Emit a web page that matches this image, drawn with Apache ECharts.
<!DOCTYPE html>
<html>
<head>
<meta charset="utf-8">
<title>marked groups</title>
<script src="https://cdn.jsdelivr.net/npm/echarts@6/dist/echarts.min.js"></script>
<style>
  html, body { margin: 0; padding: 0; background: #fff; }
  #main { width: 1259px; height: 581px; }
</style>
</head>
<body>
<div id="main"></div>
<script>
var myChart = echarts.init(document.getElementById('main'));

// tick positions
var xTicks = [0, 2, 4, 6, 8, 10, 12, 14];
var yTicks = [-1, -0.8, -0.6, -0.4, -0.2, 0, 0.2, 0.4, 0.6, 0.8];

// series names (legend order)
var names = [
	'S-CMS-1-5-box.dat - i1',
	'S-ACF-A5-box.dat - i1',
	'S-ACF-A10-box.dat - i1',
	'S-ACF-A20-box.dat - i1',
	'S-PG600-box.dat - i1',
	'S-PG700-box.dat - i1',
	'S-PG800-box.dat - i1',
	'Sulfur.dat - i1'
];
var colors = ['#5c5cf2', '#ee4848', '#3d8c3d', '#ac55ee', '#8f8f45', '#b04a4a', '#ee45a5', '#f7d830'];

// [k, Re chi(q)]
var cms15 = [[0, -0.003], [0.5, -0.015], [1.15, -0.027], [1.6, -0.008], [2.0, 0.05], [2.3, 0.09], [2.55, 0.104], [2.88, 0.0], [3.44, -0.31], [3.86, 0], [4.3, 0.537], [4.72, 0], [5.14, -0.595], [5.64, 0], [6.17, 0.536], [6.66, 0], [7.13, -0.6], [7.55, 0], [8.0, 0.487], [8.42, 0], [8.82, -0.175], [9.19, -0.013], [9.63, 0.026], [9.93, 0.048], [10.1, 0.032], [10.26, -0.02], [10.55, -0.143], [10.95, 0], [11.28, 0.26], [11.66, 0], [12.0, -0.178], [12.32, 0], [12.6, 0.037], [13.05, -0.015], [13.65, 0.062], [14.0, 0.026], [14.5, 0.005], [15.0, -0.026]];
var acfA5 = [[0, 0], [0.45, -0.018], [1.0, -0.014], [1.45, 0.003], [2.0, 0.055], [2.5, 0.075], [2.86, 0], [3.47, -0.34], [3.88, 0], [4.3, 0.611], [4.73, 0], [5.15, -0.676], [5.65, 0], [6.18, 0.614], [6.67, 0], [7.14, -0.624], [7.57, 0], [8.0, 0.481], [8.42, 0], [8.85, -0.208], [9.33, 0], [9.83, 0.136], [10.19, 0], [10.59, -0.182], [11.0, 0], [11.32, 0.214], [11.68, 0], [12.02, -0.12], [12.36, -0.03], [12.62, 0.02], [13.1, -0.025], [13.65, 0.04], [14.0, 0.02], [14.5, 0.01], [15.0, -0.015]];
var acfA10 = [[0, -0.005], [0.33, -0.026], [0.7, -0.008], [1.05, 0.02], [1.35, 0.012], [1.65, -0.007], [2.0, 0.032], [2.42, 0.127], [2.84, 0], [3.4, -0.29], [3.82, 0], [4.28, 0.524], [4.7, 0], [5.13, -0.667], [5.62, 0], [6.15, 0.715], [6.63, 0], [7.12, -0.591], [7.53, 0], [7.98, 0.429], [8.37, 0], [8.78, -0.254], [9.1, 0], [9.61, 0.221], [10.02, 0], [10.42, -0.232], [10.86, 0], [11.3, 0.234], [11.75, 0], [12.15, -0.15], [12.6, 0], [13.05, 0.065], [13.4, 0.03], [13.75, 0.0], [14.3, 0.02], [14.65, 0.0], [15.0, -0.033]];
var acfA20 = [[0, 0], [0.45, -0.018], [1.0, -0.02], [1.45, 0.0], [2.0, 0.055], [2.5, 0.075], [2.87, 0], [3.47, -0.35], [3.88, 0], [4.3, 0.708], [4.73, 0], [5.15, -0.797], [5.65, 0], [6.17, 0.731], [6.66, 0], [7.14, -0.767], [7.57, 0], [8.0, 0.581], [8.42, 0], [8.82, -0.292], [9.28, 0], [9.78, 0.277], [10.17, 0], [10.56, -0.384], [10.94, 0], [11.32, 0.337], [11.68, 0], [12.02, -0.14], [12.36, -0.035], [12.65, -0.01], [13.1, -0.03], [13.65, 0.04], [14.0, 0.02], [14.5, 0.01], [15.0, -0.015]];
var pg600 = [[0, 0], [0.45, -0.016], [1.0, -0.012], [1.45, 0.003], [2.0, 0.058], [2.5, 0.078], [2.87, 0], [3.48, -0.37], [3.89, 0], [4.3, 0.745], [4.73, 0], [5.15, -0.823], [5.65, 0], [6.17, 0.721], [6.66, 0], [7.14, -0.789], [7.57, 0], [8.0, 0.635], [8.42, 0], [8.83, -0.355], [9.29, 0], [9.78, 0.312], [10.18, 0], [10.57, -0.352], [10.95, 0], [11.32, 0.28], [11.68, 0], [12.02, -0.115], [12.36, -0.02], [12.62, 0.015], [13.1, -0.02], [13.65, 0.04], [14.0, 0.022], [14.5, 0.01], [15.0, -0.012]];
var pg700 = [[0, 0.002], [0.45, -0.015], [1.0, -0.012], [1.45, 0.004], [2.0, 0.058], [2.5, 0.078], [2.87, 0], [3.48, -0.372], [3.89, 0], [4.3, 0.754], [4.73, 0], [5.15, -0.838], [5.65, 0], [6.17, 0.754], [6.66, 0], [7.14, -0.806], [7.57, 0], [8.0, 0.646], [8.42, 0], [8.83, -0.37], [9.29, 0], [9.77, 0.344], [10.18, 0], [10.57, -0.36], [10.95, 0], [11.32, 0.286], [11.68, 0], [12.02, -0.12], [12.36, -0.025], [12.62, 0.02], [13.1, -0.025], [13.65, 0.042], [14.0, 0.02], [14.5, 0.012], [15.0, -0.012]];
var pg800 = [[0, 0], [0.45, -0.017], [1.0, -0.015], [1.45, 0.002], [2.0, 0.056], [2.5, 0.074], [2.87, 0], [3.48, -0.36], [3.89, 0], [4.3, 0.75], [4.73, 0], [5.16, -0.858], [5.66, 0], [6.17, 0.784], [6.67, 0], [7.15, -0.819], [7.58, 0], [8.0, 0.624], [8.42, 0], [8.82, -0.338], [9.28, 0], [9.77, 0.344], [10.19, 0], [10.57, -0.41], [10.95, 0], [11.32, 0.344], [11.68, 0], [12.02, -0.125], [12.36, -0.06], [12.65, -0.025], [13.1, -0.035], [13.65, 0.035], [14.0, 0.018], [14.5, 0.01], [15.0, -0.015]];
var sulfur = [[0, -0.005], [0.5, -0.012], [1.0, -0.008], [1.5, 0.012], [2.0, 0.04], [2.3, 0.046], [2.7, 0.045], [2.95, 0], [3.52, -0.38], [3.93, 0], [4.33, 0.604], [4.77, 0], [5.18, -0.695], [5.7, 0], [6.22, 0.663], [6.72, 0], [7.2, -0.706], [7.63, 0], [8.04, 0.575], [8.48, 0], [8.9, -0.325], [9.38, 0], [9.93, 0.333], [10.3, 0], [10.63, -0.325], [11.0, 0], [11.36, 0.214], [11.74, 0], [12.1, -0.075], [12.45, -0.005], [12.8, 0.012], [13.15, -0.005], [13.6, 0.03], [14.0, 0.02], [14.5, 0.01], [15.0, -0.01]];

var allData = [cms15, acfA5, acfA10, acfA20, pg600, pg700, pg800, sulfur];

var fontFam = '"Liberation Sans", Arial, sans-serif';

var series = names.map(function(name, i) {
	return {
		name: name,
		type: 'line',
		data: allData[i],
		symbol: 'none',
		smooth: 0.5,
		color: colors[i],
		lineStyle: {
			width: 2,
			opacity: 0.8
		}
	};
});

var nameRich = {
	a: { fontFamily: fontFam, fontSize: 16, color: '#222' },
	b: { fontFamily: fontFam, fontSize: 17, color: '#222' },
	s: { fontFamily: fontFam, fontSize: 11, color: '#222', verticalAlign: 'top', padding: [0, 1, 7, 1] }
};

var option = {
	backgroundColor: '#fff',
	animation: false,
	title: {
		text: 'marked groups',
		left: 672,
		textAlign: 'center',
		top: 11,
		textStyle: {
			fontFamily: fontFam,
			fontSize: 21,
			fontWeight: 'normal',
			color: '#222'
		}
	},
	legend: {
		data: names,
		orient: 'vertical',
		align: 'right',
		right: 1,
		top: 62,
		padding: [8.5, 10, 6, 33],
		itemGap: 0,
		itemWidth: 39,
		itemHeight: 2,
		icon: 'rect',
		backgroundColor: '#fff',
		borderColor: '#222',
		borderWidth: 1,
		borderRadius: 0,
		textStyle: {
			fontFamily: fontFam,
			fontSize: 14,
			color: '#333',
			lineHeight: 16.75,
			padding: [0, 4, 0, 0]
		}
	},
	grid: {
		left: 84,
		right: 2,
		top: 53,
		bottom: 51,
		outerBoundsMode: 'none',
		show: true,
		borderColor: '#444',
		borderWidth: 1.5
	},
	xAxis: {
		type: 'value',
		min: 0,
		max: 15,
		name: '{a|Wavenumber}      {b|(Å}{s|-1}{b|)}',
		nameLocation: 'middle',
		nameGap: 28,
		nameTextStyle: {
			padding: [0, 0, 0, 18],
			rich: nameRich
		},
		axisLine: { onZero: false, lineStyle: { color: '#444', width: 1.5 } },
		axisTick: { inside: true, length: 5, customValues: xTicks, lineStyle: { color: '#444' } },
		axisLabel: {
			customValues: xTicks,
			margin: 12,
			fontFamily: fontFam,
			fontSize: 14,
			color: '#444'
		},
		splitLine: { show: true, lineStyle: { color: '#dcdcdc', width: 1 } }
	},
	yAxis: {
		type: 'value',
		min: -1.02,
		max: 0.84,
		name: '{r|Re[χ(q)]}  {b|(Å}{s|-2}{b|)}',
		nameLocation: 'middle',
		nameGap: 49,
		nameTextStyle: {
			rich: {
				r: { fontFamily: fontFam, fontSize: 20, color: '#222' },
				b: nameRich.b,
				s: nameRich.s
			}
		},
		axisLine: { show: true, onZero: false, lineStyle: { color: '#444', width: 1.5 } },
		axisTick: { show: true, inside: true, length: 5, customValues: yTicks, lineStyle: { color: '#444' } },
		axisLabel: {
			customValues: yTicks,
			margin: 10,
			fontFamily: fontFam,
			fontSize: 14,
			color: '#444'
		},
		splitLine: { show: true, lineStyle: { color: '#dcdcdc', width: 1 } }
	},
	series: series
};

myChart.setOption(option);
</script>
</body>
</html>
---
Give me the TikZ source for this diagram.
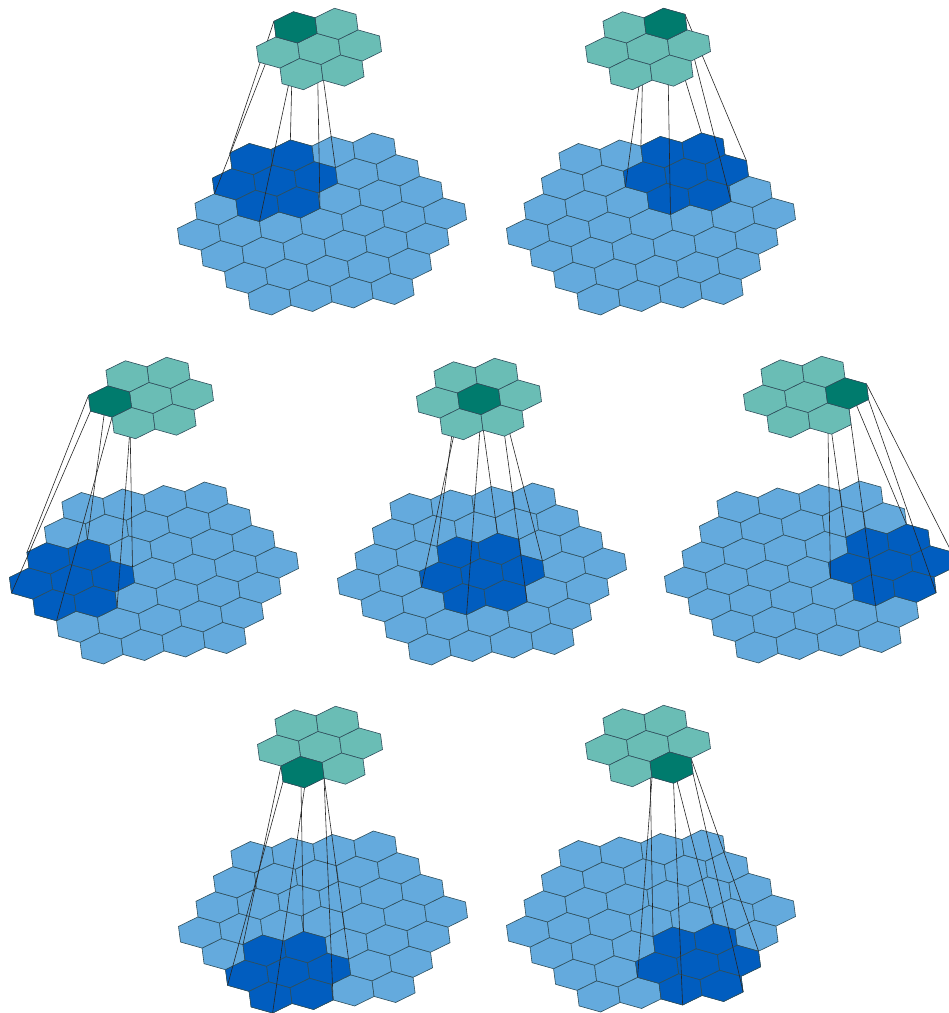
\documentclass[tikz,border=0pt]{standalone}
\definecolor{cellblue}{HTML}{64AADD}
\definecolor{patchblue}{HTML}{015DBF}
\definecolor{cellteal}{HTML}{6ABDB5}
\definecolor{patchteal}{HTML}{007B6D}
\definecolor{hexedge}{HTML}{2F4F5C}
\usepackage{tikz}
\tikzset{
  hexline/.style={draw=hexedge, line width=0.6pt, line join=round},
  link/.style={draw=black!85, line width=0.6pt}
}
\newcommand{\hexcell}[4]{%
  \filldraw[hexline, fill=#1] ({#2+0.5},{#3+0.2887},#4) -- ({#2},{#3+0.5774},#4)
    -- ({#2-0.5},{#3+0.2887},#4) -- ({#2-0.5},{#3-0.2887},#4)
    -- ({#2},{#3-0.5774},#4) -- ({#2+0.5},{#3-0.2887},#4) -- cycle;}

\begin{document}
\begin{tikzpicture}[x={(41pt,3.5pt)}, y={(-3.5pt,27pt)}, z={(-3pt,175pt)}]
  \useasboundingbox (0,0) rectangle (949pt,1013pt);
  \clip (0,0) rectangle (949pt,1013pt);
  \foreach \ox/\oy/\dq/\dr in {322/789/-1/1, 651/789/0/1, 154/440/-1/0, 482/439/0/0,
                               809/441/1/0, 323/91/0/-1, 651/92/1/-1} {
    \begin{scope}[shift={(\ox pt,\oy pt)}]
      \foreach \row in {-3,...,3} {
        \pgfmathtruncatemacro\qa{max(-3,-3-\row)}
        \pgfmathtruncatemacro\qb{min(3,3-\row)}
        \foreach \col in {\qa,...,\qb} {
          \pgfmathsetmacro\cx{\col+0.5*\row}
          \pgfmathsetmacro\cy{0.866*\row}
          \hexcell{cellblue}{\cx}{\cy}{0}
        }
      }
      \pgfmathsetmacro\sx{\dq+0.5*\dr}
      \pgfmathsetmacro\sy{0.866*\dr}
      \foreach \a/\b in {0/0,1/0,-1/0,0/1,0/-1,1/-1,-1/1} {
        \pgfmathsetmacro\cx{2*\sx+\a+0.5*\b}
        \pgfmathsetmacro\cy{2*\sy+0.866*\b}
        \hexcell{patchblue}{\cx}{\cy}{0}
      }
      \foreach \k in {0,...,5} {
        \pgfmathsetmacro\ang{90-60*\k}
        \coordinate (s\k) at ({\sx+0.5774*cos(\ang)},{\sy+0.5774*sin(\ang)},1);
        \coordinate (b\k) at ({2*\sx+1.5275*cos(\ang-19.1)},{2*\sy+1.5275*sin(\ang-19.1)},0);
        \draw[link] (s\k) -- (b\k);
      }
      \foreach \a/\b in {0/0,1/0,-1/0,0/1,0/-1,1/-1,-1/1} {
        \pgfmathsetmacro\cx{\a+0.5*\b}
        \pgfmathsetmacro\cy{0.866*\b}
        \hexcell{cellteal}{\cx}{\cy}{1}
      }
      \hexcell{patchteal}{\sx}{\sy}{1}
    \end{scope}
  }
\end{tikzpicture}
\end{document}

> [Goal of the exercise]:
Extract and output the part that opens with the line containing "Emit a web page" and closes with the line containing "0.4, 0.6, 0.8];", unchanged, ends included.

> [The output]:
Emit a web page that matches this image, drawn with Apache ECharts.
<!DOCTYPE html>
<html>
<head>
<meta charset="utf-8">
<title>marked groups</title>
<script src="https://cdn.jsdelivr.net/npm/echarts@6/dist/echarts.min.js"></script>
<style>
  html, body { margin: 0; padding: 0; background: #fff; }
  #main { width: 1259px; height: 581px; }
</style>
</head>
<body>
<div id="main"></div>
<script>
var myChart = echarts.init(document.getElementById('main'));

// tick positions
var xTicks = [0, 2, 4, 6, 8, 10, 12, 14];
var yTicks = [-1, -0.8, -0.6, -0.4, -0.2, 0, 0.2, 0.4, 0.6, 0.8];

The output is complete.